[Start GIVEN RECORDS]

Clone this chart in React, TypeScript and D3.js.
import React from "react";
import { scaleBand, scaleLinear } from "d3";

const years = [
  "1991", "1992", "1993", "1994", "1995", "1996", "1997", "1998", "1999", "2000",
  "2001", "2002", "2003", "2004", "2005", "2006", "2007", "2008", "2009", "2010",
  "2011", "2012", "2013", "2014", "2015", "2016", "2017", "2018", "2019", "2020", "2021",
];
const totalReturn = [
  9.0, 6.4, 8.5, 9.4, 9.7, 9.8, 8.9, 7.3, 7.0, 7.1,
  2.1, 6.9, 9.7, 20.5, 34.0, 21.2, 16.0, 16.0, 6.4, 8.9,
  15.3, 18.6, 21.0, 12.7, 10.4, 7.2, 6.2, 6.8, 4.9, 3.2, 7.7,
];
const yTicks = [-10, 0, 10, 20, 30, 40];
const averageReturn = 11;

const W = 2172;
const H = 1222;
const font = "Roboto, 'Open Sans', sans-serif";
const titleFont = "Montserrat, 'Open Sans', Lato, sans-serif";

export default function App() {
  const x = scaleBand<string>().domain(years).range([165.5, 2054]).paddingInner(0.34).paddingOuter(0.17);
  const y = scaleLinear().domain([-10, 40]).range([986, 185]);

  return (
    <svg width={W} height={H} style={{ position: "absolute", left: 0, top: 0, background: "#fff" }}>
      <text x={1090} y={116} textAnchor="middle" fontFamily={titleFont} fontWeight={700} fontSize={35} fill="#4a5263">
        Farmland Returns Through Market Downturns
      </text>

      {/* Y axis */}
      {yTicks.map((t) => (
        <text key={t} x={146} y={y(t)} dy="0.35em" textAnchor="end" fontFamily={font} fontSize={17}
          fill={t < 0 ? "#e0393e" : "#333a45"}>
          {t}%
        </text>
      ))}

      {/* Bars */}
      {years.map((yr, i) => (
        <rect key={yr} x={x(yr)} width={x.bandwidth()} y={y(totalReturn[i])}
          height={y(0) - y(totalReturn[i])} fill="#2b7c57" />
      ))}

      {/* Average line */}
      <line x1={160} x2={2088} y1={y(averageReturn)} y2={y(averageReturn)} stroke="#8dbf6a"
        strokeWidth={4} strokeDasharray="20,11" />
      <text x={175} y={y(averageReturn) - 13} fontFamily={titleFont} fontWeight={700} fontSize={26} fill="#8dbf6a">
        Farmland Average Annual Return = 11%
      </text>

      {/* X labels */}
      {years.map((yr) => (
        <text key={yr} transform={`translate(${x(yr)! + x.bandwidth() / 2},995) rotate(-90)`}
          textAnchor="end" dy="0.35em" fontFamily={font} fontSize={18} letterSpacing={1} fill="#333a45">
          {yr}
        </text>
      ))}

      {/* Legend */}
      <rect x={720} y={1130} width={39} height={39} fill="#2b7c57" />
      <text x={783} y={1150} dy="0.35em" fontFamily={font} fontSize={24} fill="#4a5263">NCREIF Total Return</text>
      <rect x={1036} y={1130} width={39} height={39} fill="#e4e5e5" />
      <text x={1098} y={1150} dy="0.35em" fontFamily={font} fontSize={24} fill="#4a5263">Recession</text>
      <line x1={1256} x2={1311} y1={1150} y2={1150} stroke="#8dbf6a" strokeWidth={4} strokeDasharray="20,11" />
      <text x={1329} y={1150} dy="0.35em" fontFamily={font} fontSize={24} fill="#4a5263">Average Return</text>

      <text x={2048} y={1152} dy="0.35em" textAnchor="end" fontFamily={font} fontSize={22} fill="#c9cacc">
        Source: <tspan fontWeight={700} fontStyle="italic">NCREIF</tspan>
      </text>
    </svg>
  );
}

[End GIVEN RECORDS]
[Start GIVEN RECORDS]

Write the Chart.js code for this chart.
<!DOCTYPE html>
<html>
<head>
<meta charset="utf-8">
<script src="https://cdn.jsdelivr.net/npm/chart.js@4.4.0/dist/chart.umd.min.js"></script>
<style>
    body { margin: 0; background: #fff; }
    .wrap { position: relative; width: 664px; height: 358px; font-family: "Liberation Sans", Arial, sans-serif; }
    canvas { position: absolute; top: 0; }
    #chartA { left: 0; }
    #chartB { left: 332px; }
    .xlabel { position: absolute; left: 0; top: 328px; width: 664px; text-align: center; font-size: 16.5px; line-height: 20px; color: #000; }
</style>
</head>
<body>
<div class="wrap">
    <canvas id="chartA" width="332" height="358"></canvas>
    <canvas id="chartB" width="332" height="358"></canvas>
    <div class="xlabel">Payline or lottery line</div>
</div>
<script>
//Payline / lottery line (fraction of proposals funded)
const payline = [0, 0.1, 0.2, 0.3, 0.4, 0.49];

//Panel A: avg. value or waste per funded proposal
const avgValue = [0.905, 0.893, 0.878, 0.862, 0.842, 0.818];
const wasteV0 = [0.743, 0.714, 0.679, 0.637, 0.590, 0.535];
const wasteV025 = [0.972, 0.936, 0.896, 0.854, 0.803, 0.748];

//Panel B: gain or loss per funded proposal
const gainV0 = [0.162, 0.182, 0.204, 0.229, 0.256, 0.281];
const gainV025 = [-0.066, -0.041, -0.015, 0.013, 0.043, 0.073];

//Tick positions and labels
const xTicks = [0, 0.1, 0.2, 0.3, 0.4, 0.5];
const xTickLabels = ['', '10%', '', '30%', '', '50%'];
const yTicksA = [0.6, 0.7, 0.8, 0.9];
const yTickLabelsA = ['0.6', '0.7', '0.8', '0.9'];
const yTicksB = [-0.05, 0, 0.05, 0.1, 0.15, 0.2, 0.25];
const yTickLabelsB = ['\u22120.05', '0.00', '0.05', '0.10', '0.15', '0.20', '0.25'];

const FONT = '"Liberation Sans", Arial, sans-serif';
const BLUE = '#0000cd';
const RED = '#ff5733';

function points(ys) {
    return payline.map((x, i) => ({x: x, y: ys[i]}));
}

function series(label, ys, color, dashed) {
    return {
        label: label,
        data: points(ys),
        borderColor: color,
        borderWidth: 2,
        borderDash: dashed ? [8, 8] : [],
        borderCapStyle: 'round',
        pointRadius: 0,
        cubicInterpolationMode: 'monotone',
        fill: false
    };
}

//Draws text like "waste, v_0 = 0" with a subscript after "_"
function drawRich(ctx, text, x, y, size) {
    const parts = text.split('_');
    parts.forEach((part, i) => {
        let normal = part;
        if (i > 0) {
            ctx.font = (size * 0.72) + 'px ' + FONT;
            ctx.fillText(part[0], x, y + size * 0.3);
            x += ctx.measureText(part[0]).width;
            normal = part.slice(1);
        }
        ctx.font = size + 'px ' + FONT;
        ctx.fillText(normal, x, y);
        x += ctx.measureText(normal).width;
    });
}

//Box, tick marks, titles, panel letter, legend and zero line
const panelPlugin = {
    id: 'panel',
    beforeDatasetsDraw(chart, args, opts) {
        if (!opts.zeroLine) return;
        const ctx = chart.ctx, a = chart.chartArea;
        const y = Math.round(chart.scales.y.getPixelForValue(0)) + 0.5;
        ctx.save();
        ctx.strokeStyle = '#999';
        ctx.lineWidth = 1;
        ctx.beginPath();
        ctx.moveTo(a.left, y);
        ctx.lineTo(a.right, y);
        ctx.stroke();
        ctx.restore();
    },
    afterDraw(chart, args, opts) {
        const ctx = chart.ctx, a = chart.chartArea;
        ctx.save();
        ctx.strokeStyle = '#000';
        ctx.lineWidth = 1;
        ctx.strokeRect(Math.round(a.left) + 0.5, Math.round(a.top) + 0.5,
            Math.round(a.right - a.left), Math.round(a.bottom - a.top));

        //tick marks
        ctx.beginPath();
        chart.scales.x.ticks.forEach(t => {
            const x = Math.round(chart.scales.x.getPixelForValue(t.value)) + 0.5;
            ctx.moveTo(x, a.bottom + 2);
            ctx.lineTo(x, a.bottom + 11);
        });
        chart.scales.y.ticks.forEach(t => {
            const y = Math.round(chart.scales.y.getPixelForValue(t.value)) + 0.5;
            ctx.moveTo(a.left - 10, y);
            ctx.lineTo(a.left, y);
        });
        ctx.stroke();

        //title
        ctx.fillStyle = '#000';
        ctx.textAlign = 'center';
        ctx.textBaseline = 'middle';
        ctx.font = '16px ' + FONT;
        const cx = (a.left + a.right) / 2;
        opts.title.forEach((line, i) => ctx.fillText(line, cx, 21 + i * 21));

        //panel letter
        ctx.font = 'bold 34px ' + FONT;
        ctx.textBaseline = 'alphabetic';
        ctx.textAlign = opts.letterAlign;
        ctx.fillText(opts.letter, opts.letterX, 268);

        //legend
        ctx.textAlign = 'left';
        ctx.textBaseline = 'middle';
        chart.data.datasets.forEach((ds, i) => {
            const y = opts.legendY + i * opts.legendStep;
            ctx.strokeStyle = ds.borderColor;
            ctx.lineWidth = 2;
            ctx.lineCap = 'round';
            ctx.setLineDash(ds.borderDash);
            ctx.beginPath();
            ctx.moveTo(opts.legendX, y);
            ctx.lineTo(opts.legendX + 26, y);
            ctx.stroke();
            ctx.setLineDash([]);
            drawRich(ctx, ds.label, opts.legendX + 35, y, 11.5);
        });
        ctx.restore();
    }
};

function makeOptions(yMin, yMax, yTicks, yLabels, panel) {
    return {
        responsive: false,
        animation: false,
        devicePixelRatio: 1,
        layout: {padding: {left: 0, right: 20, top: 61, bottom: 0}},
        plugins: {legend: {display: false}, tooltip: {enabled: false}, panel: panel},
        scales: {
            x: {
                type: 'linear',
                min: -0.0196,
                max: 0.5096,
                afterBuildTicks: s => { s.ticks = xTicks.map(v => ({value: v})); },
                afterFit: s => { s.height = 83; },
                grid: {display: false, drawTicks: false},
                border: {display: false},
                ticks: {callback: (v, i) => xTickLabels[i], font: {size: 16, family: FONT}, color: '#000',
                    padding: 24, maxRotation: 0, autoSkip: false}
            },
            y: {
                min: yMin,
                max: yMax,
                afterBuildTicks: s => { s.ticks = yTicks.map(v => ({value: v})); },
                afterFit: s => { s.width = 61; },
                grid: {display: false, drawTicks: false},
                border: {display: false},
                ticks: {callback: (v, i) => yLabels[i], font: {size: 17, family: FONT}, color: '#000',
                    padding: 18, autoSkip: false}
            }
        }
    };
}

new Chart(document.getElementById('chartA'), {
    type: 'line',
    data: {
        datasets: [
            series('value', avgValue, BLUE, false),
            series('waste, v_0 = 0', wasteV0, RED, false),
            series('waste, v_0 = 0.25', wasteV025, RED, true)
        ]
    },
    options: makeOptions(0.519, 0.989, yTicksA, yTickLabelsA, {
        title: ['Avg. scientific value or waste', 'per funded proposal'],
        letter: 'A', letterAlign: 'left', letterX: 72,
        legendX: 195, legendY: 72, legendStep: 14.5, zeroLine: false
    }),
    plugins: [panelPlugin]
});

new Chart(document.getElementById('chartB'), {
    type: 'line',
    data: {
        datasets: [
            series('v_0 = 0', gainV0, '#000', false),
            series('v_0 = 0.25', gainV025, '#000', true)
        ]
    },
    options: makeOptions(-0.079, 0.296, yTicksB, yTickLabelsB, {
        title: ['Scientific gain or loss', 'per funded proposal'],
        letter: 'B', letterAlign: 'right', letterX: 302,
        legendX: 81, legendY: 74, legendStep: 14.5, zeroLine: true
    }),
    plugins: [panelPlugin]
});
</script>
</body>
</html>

[End GIVEN RECORDS]

**AIM OF THE TASK**. Repeat, unchanged, every line from the one that contains "Write the Chart.js code for this chart." to the one that contains "const payline = [0, 0.1, 0.2, 0.3, 0.4, 0.49];", including both, and no other line.

**TASK RESULT**.
Write the Chart.js code for this chart.
<!DOCTYPE html>
<html>
<head>
<meta charset="utf-8">
<script src="https://cdn.jsdelivr.net/npm/chart.js@4.4.0/dist/chart.umd.min.js"></script>
<style>
    body { margin: 0; background: #fff; }
    .wrap { position: relative; width: 664px; height: 358px; font-family: "Liberation Sans", Arial, sans-serif; }
    canvas { position: absolute; top: 0; }
    #chartA { left: 0; }
    #chartB { left: 332px; }
    .xlabel { position: absolute; left: 0; top: 328px; width: 664px; text-align: center; font-size: 16.5px; line-height: 20px; color: #000; }
</style>
</head>
<body>
<div class="wrap">
    <canvas id="chartA" width="332" height="358"></canvas>
    <canvas id="chartB" width="332" height="358"></canvas>
    <div class="xlabel">Payline or lottery line</div>
</div>
<script>
//Payline / lottery line (fraction of proposals funded)
const payline = [0, 0.1, 0.2, 0.3, 0.4, 0.49];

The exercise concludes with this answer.